20120611 AFP LAGOS, Nigeria (AP) — Kidnappers in Nigeria have demanded $187,500 from the family of midfielder Christian Obodo, a player for Italy's Udinese football club abducted in the country's oil-rich southern delta, police said Sunday.
Gunmen seized Obodo on Saturday as he arrived in front of a church outside the city of Warri, one of the major cities in Nigeria's Niger Delta, local police spokesman Charles Muka said. The kidnappers made contact with the international football player's family in Warri shortly afterward, making their ransom demand, Muka said.
"We are on the trail of the kidnappers," Muka said Sunday.
Meanwhile, the Nigeria Football Federation issued a statement Sunday calling on kidnappers to release Obodo, who has played for the national team in the past.
"This is a sad thing. Christian Obodo served this country patriotically and without blame when he played for the senior national team, (the) Super Eagles," federation President Aminu Maigari said. "The only thing we can do is to appeal passionately to the kidnappers to let him go. He is a young patriot who should not go through this kind of experience.

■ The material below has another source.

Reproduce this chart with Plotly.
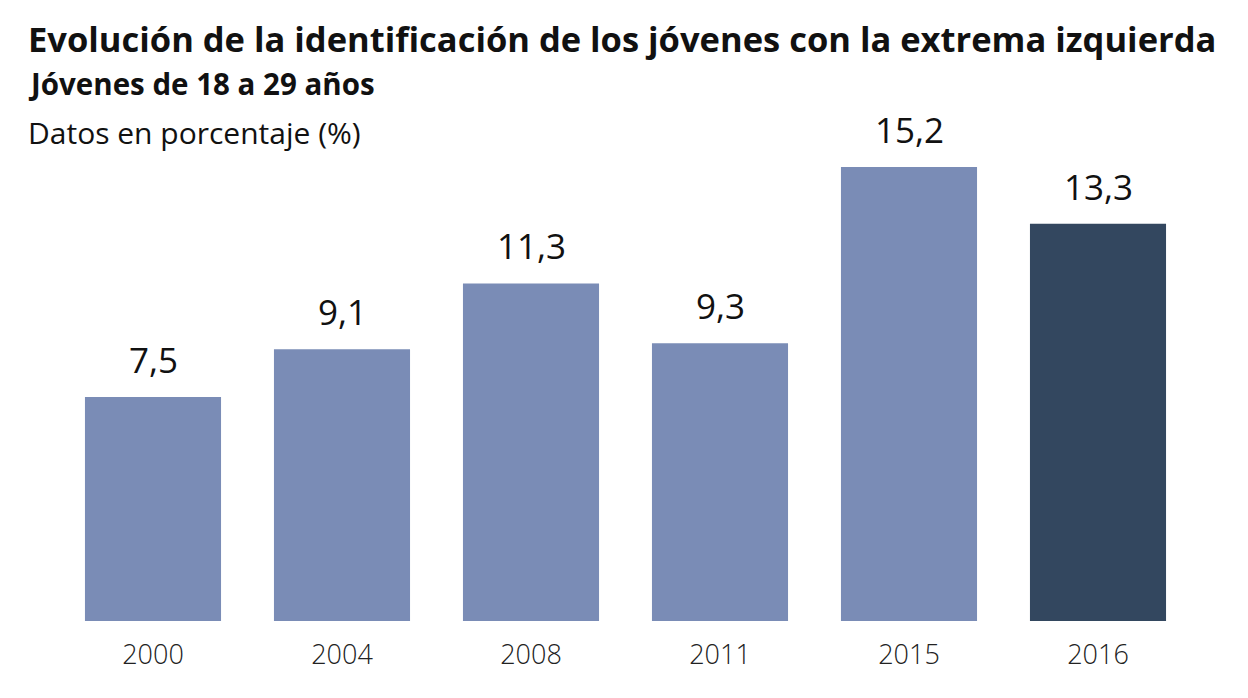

Lecce was relegated to a second-tier league this season, while Udinese finished third in Serie A this season.
Kidnappings remain common in the Niger Delta, a region that provides about 2.4 million barrels of oil a day for Nigeria. Gangs and militants once only targeted the foreign oil workers, but in recent years have increasingly gone after middle- and upper-class Nigerians there.
Nigerian football players and their families have been targeted in the past by kidnappers. In August, two Nigerian soldiers and others took part in the kidnapping of Chelsea midfielder John Obi Mikel's father from Jos in central Nigeria, and at one point demanded a $4 billion ransom they considered "chicken change" for the team, officials said. Authorities later traced Mikel's father to the northern city of Kano and freed him.
In 2008, gunmen abducted the younger brother of Everton defender Joseph Yobo as he left a nightclub in Port Harcourt, the delta's largest city. The brother was released unharmed about two weeks later, though it was unclear if a ransom had been paid.